Adapting the Attack: Nozzles and Tools

The final piece of the cleaning puzzle is the nozzle – the point of contact with the mess. Different surfaces and debris types require different approaches. A narrow opening concentrates airflow for stronger lifting power in crevices, while a wider opening covers more area. The MZGO MZ-01 comes with what’s described as a 2-in-1 suction nozzle, typically combining a flat, wider crevice tool with a brush attachment.

The crevice tool is ideal for edges, corners, and tight gaps where dust and crumbs hide. The brush attachment serves a different purpose: its bristles agitate surfaces like upholstery, vents, or keyboards. This physical action helps dislodge dust particles that might be clinging due to static electricity or embedded in fabric weaves, making them easier for the vacuum’s airflow to capture. Having these options integrated into one tool adds versatility, allowing the user to quickly switch modes to suit the specific cleaning task at hand without juggling multiple attachments.

Conclusion: The Tiny Tech Ecosystem in Your Hand

So, the humble handheld vacuum, exemplified here by the specs of the MZGO MZ-01, is more than meets the eye. It’s a miniature ecosystem where a motor battles atmospheric pressure, where battery chemistry dictates freedom, where intricate filters stand guard against microscopic invaders, and where thoughtful design aims to make the chore less of a chore. It represents a series of engineering trade-offs – balancing power consumption against runtime, filter efficiency against airflow, features against cost and weight – all optimized for the specific niche of portable, convenient cleaning.

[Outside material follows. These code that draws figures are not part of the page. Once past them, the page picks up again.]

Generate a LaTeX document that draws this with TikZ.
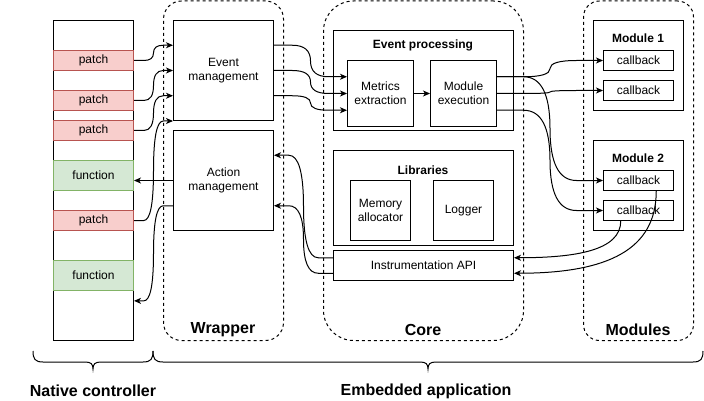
\documentclass[tikz,border=0pt]{standalone}
\usepackage{fontspec}
\setmainfont{Liberation Sans}
\usetikzlibrary{arrows.meta,calc}
\begin{document}
\begin{tikzpicture}[x=1pt,y=-1pt,line width=1pt,
  box/.style={draw,fill=white,line width=1pt,inner sep=0pt,align=center,anchor=north west,
    font=\fontsize{12}{14}\selectfont},
  patchbox/.style={box,fill=patchfill,draw=patchline,minimum width=80pt,minimum height=20pt},
  funcbox/.style={box,fill=funcfill,draw=funcline,minimum width=80pt,minimum height=30pt},
  cbbox/.style={box,minimum width=70pt,minimum height=20pt},
  cont/.style={draw,dash pattern=on 3pt off 3pt,line width=1pt,inner sep=0pt,anchor=north west},
  bigtitle/.style={font=\fontsize{16}{19}\selectfont\bfseries,inner sep=0pt},
  smalltitle/.style={font=\fontsize{12}{14}\selectfont\bfseries,inner sep=0pt},
  conn/.style={draw,line width=1pt,-{Stealth[length=7pt,width=6pt,inset=2pt]}},
  dio/.style={to path={let \p1=(\tikztostart), \p2=(\tikztotarget) in
    -- ({0.75*\x1+0.25*\x2},\y1)
    .. controls ({0.5833*\x1+0.4167*\x2},\y1) and ({0.5*\x1+0.5*\x2},{0.8333*\y1+0.1667*\y2})
    .. ({0.5*\x1+0.5*\x2},{0.5*\y1+0.5*\y2})
    .. controls ({0.5*\x1+0.5*\x2},{0.1667*\y1+0.8333*\y2}) and ({0.4167*\x1+0.5833*\x2},\y2)
    .. ({0.25*\x1+0.75*\x2},\y2)
    -- (\tikztotarget)}}
]
\definecolor{patchfill}{HTML}{F8CECC}
\definecolor{patchline}{HTML}{B85450}
\definecolor{funcfill}{HTML}{D5E8D4}
\definecolor{funcline}{HTML}{82B366}
\useasboundingbox (0,0) rectangle (704,401);

% containers
\node[cont,rounded corners=18pt,minimum width=120pt,minimum height=339.5pt] (wrap) at (163,0.5) {};
\node[cont,rounded corners=30pt,minimum width=200pt,minimum height=339.5pt] (core) at (323,0.5) {};
\node[cont,rounded corners=16pt,minimum width=110pt,minimum height=339.5pt] (mods) at (583,0.5) {};
\node[bigtitle] (wraplbl) at (223,330) {Wrapper};
\node[bigtitle] (corelbl) at (423,330) {Core};
\node[bigtitle] (modslbl) at (638,330) {Modules};

% native controller
\node[box,minimum width=80pt,minimum height=320pt] (nc) at (53,20) {};
\node[patchbox] (p1) at (53,50) {patch};
\node[patchbox] (p2) at (53,90) {patch};
\node[patchbox] (p3) at (53,120) {patch};
\node[funcbox] (f1) at (53,160) {function};
\node[patchbox] (p4) at (53,210) {patch};
\node[funcbox] (f2) at (53,260) {function};

% wrapper
\node[box,minimum width=100pt,minimum height=100pt] (em) at (173,20) {Event\\management};
\node[box,minimum width=100pt,minimum height=100pt] (am) at (173,130) {Action\\management};

% core
\node[box,minimum width=180pt,minimum height=100pt] (ep) at (333,30) {};
\node[smalltitle] (eptitle) at (423,45) {Event processing};
\node[box,minimum width=66pt,minimum height=66pt] (mx) at (347,60) {Metrics\\extraction};
\node[box,minimum width=66pt,minimum height=66pt] (me) at (430,60) {Module\\execution};
\node[box,minimum width=180pt,minimum height=95pt] (lib) at (333,150) {};
\node[smalltitle] (libtitle) at (423,170) {Libraries};
\node[box,minimum width=60pt,minimum height=60pt] (mem) at (350,180) {Memory\\allocator};
\node[box,minimum width=60pt,minimum height=60pt] (log) at (433,180) {Logger};
\node[box,minimum width=180pt,minimum height=30pt] (api) at (333,250) {Instrumentation API};

% modules
\node[box,minimum width=90pt,minimum height=90pt] (m1) at (593,20) {};
\node[smalltitle] (m1title) at (638,38) {Module 1};
\node[cbbox] (cb1) at (603,50) {callback};
\node[cbbox] (cb2) at (603,80) {callback};
\node[box,minimum width=90pt,minimum height=90pt] (m2) at (593,140) {};
\node[smalltitle] (m2title) at (638,158) {Module 2};
\node[cbbox] (cb3) at (603,170) {callback};
\node[cbbox] (cb4) at (603,200) {callback};

% anchor points
\foreach \f/\n in {0.25/1,0.5/2,0.75/3,1/4}
  \coordinate (emL\n) at ($(em.north west)!\f!(em.south west)$);
\foreach \f/\n in {0.25/1,0.5/2,0.75/3}{
  \coordinate (emR\n) at ($(em.north east)!\f!(em.south east)$);
  \coordinate (mxL\n) at ($(mx.north west)!\f!(mx.south west)$);
  \coordinate (meR\n) at ($(me.north east)!\f!(me.south east)$);
  \coordinate (amL\n) at ($(am.north west)!\f!(am.south west)$);
  \coordinate (amR\n) at ($(am.north east)!\f!(am.south east)$);
  \coordinate (apiL\n) at ($(api.north west)!\f!(api.south west)$);
  \coordinate (apiR\n) at ($(api.north east)!\f!(api.south east)$);
}
\coordinate (ncR) at ($(nc.north east)!0.875!(nc.south east)$);
\coordinate (cb4b) at ($(cb4.south west)!0.25!(cb4.south east)$);
\coordinate (cb3b) at ($(cb3.south west)!0.75!(cb3.south east)$);

% connectors
\path[conn] (p1.east) to[dio] (emL1);
\path[conn] (p2.east) to[dio] (emL2);
\path[conn] (p3.east) to[dio] (emL3);
\path[conn] (p4.east) to[dio] (emL4);
\path[conn] (amL2) -- (amL2 -| f1.east);
\path[conn] (amL3) to[dio] (ncR);
\path[conn] (emR1) to[dio] (mxL1);
\path[conn] (emR2) to[dio] (mxL2);
\path[conn] (emR3) to[dio] (mxL3);
\path[conn] (mx.east) -- (me.west);
\path[conn] (meR1) to[dio] (cb1.west);
\path[conn] (meR2) to[dio] (cb2.west);
\path[conn] (meR1) to[dio] (cb3.west);
\path[conn] (meR3) to[dio] (cb4.west);
\path[conn] (cb4b) .. controls +(0,30) and +(60,0) .. (apiR1);
\path[conn] (cb3b) .. controls +(0,58) and +(95,0) .. (apiR3);
\path[conn] (apiL1) to[dio] (amR1);
\path[conn] (apiL3) to[dio] (amR3);

% braces
\draw (33,351) .. controls (33,359) and (35,362) .. (43,362) -- (85,362)
  .. controls (91,362) and (93,364) .. (93,369)
  .. controls (93,364) and (95,362) .. (101,362) -- (143,362)
  .. controls (151,362) and (153,359) .. (153,351);
\draw (153,351) .. controls (153,359) and (155,362) .. (163,362) -- (420,362)
  .. controls (426,362) and (428,364) .. (428,369)
  .. controls (428,364) and (430,362) .. (436,362) -- (693,362)
  .. controls (701,362) and (703,359) .. (703,351);
\node[bigtitle] (nclbl) at (93,391) {Native controller};
\node[bigtitle] (ealbl) at (426,391) {Embedded application};
\end{tikzpicture}
\end{document}
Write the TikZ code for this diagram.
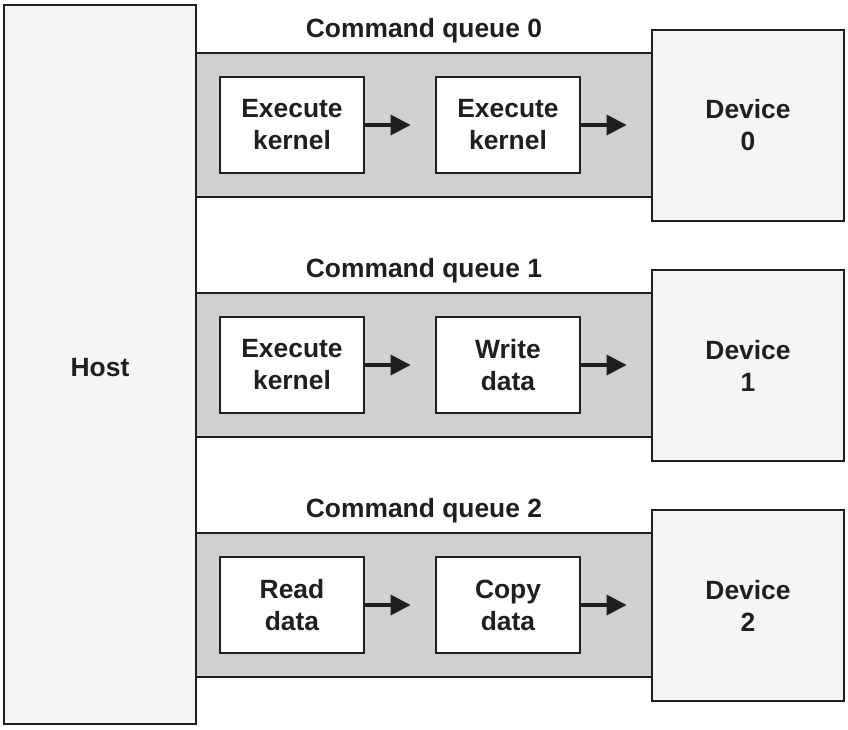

Understanding the science inside these everyday gadgets does more than just satisfy curiosity. It empowers us as consumers, allowing us to better interpret specifications (and their limitations), choose tools that fit our actual needs, and use them more effectively. It’s a reminder that even the simplest-seeming devices are often packed with applied physics and engineering ingenuity, working quietly to make our lives just a little bit tidier.